Light waves, just like water waves, exert pressure on an object when absorbed. This radiation pressure was used as part of a landmark laboratory technique developed by Dr. Steven Chu to confine particles in a small region using high intensity lasers. This technique proved fundamental to the trapping and cooling of a group of atoms to create a new form of matter, the Bose Einstein Condensate. The proposed photograph will feature a scientist optically trapped by a network of multiple wavelength lasers.
More than just a bumpy ride, turbulence is the study of the peculiar, chaotic properties of fluid in motion.
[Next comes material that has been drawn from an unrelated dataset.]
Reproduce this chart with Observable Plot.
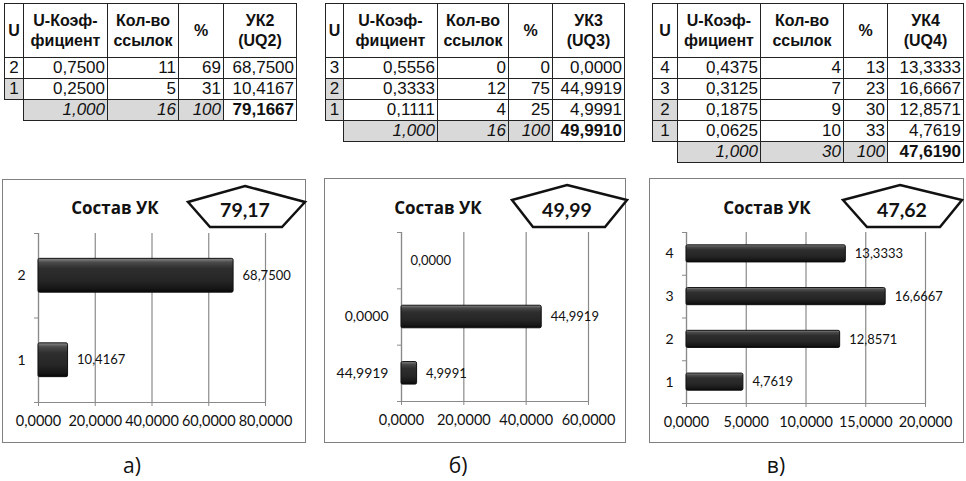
<!DOCTYPE html>
<html>
<head>
<meta charset="utf-8">
<script src="https://cdn.jsdelivr.net/npm/d3@7"></script>
<script src="https://cdn.jsdelivr.net/npm/@observablehq/plot@0.6"></script>
<style>
  html, body { margin: 0; padding: 0; background: #fff; }
  #page { position: relative; width: 966px; height: 481px; overflow: hidden; background: #fff; }
  .tbl { position: absolute; border-collapse: collapse; table-layout: fixed;
         font-family: "Liberation Sans", Arial, sans-serif; font-size: 17px; color: #111; }
  .tbl td, .tbl th { border: 1.5px solid #222; padding: 0 2px; height: 20px; line-height: 20px;
                     text-align: right; white-space: nowrap; overflow: hidden; }
  .tbl th { font-weight: bold; text-align: center; height: 53px; font-size: 16px; }
  .tbl td.u { text-align: center; padding: 0; }
  .tbl td.sh { background: #d9d9d9; }
  .tbl td.it { font-style: italic; background: #d9d9d9; }
  .tbl td.bd { font-weight: bold; }
  .tbl td.blank { border-left: none; border-bottom: none; background: #fff; }
  .box { position: absolute; box-sizing: border-box; border: 1.5px solid #808080; background: #fff; }
  .plot { position: absolute; }
  .cap { position: absolute; font-family: "Open Sans", "Noto Sans", sans-serif; font-size: 21px; color: #111;
         transform: translate(-50%, -50%); }
</style>
</head>
<body>
<div id="page">
  <svg width="0" height="0" style="position:absolute">
    <defs>
      <linearGradient id="barGrad" x1="0" y1="0" x2="0" y2="1">
        <stop offset="0%" stop-color="#8a8a8a"/>
        <stop offset="12%" stop-color="#4a4a4a"/>
        <stop offset="30%" stop-color="#2e2e2e"/>
        <stop offset="65%" stop-color="#262626"/>
        <stop offset="90%" stop-color="#161616"/>
        <stop offset="100%" stop-color="#050505"/>
      </linearGradient>
    </defs>
  </svg>
</div>
<script>
// ---------- Table data ----------
const headers = ["U", "U-Коэф-<br>фициент", "Кол-во<br>ссылок", "%"];
const ukHeaders = ["УК2<br>(UQ2)", "УК3<br>(UQ3)", "УК4<br>(UQ4)"];

const t1U = [2, 1];
const t1Coef = [0.7500, 0.2500];
const t1Refs = [11, 5];
const t1Pct = [69, 31];
const t1UK = [68.7500, 10.4167];
const t1Shade = [false, true];

const t2U = [3, 2, 1];
const t2Coef = [0.5556, 0.3333, 0.1111];
const t2Refs = [0, 12, 4];
const t2Pct = [0, 75, 25];
const t2UK = [0.0000, 44.9919, 4.9991];
const t2Shade = [false, true, true];

const t3U = [4, 3, 2, 1];
const t3Coef = [0.4375, 0.3125, 0.1875, 0.0625];
const t3Refs = [4, 7, 9, 10];
const t3Pct = [13, 23, 30, 33];
const t3UK = [13.3333, 16.6667, 12.8571, 4.7619];
const t3Shade = [false, false, true, true];

const totalCoef = ["1,000", "1,000", "1,000"];
const totalRefs = [16, 16, 30];
const totalPct = [100, 100, 100];
const totalUK = [79.1667, 49.9910, 47.6190];

// ---------- Chart data (bottom to top) ----------
const c1Cats = ["1", "2"];
const c1Vals = [10.4167, 68.7500];
const c2Cats = ["44,9919", "0,0000", ""];
const c2Vals = [4.9991, 44.9919, 0.0000];
const c3Cats = ["1", "2", "3", "4"];
const c3Vals = [4.7619, 12.8571, 16.6667, 13.3333];

const captions = ["а)", "б)", "в)"];
const chartTitle = "Состав УК";

// ---------- helpers ----------
const page = document.getElementById("page");
const f4 = v => d3.format(".4f")(v).replace(".", ",");
const f2 = v => d3.format(".2f")(v).replace(".", ",");

function makeTable(idx, U, coef, refs, pct, uk, shade, left, top, widths) {
  const t = document.createElement("table");
  t.className = "tbl";
  t.style.left = left + "px";
  t.style.top = top + "px";
  t.style.width = d3.sum(widths) + "px";
  let html = "<colgroup>" + widths.map(w => `<col style="width:${w}px">`).join("") + "</colgroup>";
  html += "<tr>" + headers.map(h => `<th>${h}</th>`).join("") + `<th>${ukHeaders[idx]}</th></tr>`;
  U.forEach((u, i) => {
    html += `<tr><td class="u${shade[i] ? " sh" : ""}">${u}</td><td>${f4(coef[i])}</td><td>${refs[i]}</td><td>${pct[i]}</td><td>${f4(uk[i])}</td></tr>`;
  });
  html += `<tr><td class="blank"></td><td class="it">${totalCoef[idx]}</td><td class="it">${totalRefs[idx]}</td><td class="it">${totalPct[idx]}</td><td class="bd">${f4(totalUK[idx])}</td></tr>`;
  t.innerHTML = html;
  page.appendChild(t);
}

makeTable(0, t1U, t1Coef, t1Refs, t1Pct, t1UK, t1Shade, 4, 3, [19, 84, 71, 45, 73]);
makeTable(1, t2U, t2Coef, t2Refs, t2Pct, t2UK, t2Shade, 325, 3, [18, 94, 71, 44, 72]);
makeTable(2, t3U, t3Coef, t3Refs, t3Pct, t3UK, t3Shade, 652, 3, [25, 83, 83, 44, 76]);

function addBox(l, t, r, b) {
  const d = document.createElement("div");
  d.className = "box";
  Object.assign(d.style, {left: l + "px", top: t + "px", width: (r - l) + "px", height: (b - t) + "px"});
  page.appendChild(d);
}

function barChart(cats, vals, xMax, xStep, pos) {
  const data = vals.map((v, i) => ({i, v, cat: cats[i]}));
  const n = data.length;
  const xt = d3.range(0, xMax + xStep / 2, xStep);
  const svg = Plot.plot({
    width: pos.w, height: pos.h,
    marginLeft: pos.mL, marginRight: pos.mR, marginTop: pos.mT, marginBottom: pos.mB,
    style: {fontFamily: "Lato, 'Open Sans', sans-serif", color: "#111", background: "transparent", overflow: "visible"},
    x: {domain: [0, xMax], label: null},
    y: {domain: [0, n], label: null},
    marks: [
      Plot.gridX(xt, {stroke: "#8a8a8a", strokeOpacity: 1, strokeWidth: 1.2}),
      Plot.ruleX([0], {stroke: "#8a8a8a", strokeWidth: 1.2}),
      Plot.ruleY([0], {stroke: "#8a8a8a", strokeWidth: 1.2}),
      Plot.axisX({ticks: xt, tickSize: 4, tickPadding: 9, tickFormat: f4, stroke: "#8a8a8a", fill: "#111", fontSize: 14.5, label: null}),
      Plot.axisY({ticks: d3.range(n + 1), tickSize: 4, tickFormat: () => "", stroke: "#8a8a8a", label: null}),
      Plot.axisY({ticks: data.map(d => d.i + 0.5), tickSize: 0, tickPadding: 13, tickFormat: t => cats[Math.floor(t)], fill: "#111", fontSize: 14, label: null}),
      Plot.rectX(data, {filter: d => d.v > 0, x1: 0, x2: "v", y1: d => d.i + 0.3, y2: d => d.i + 0.7,
        fill: "url(#barGrad)", stroke: "#111", strokeWidth: 1, rx: 1.5}),
      Plot.text(data, {x: "v", y: d => d.i + 0.5, text: d => f4(d.v), dx: 9, textAnchor: "start", fontSize: 13, fill: "#111"})
    ]
  });
  svg.classList.add("plot");
  svg.style.left = pos.l + "px";
  svg.style.top = pos.t + "px";
  page.appendChild(svg);
}

addBox(2, 179, 306, 443);
addBox(324, 178, 626, 443);
addBox(649, 178, 964, 443);

barChart(c1Cats, c1Vals, 80, 20, {l: 2, t: 215, w: 304, h: 228, mL: 36, mR: 41, mT: 18, mB: 41});
barChart(c2Cats, c2Vals, 60, 20, {l: 324, t: 215, w: 302, h: 228, mL: 77, mR: 38, mT: 17, mB: 42});
barChart(c3Cats, c3Vals, 20, 5, {l: 649, t: 215, w: 315, h: 228, mL: 37, mR: 39, mT: 17, mB: 40});

// ---------- titles & pentagon callouts ----------
const ns = "http://www.w3.org/2000/svg";
const over = document.createElementNS(ns, "svg");
over.setAttribute("width", 966);
over.setAttribute("height", 481);
over.style.position = "absolute";
over.style.left = "0px";
over.style.top = "0px";
over.style.pointerEvents = "none";
const titlePos = [[115, 207], [438, 207], [767, 207]];
const pent = [
  [[245,186],[305,202],[282,227],[210,227],[188,202]],
  [[567,185],[627,200],[605,227],[533,227],[512,200]],
  [[900,185],[962,200],[940,227],[867,227],[843,200]]
];
const pentText = [[245, 209], [567, 209], [902, 209]];
const ov = d3.select(over);
titlePos.forEach((p, k) => {
  ov.append("text").attr("x", p[0]).attr("y", p[1]).attr("text-anchor", "middle").attr("dominant-baseline", "central")
    .attr("font-family", "'Open Sans', 'Noto Sans', sans-serif").attr("font-weight", "bold").attr("font-size", 17)
    .attr("fill", "#111").text(chartTitle);
  ov.append("polygon").attr("points", pent[k].map(q => q.join(",")).join(" "))
    .attr("fill", "#fff").attr("stroke", "#111").attr("stroke-width", 2.5).attr("stroke-linejoin", "miter");
  ov.append("text").attr("x", pentText[k][0]).attr("y", pentText[k][1]).attr("text-anchor", "middle").attr("dominant-baseline", "central")
    .attr("font-family", "Lato, 'Open Sans', sans-serif").attr("font-weight", "bold").attr("font-size", 19.5)
    .attr("fill", "#111").text(f2(totalUK[k]));
});
page.appendChild(over);

// ---------- captions ----------
const capX = [132, 458, 776];
captions.forEach((c, k) => {
  const d = document.createElement("div");
  d.className = "cap";
  d.style.left = capX[k] + "px";
  d.style.top = "465px";
  d.textContent = c;
  page.appendChild(d);
});
</script>
</body>
</html>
Properly modeling the behavior of such complex flow is essential to the design of planes and aerodynamic structures. Stanford University Professor of Aeronautics & Astronautics, Dr. Sigrid Close has agreed to pose in the NASA Ames wind tunnel to demonstrate turbulent flow while suspended in an active wind tunnel.
Wave Particle Duality
Light underwent an identity crisis over the last century. One group of scientists triumphantly showed that light behaves like a stream of particles. They called these particles photons. They can be counted and measured. Then, another group conclusively showed that light behaves light a wave, diffracting from apertures and interfering with itself. Quantum mechanics resolved this conundrum in an unsuspecting way. It revealed that light is not the only thing that exhibits both particle and wave light properties. In fact, all matter is comprised of wave packets – localized wave functions that at a glance look like particles, but fundamentally interact as waves. My proposed photograph illustrates the conceptual evolution of light from a particle, as represented by a dancer in a tuck, to a wave, imitated by a high wire acrobat and finally to a mixture of the two – a wave packet.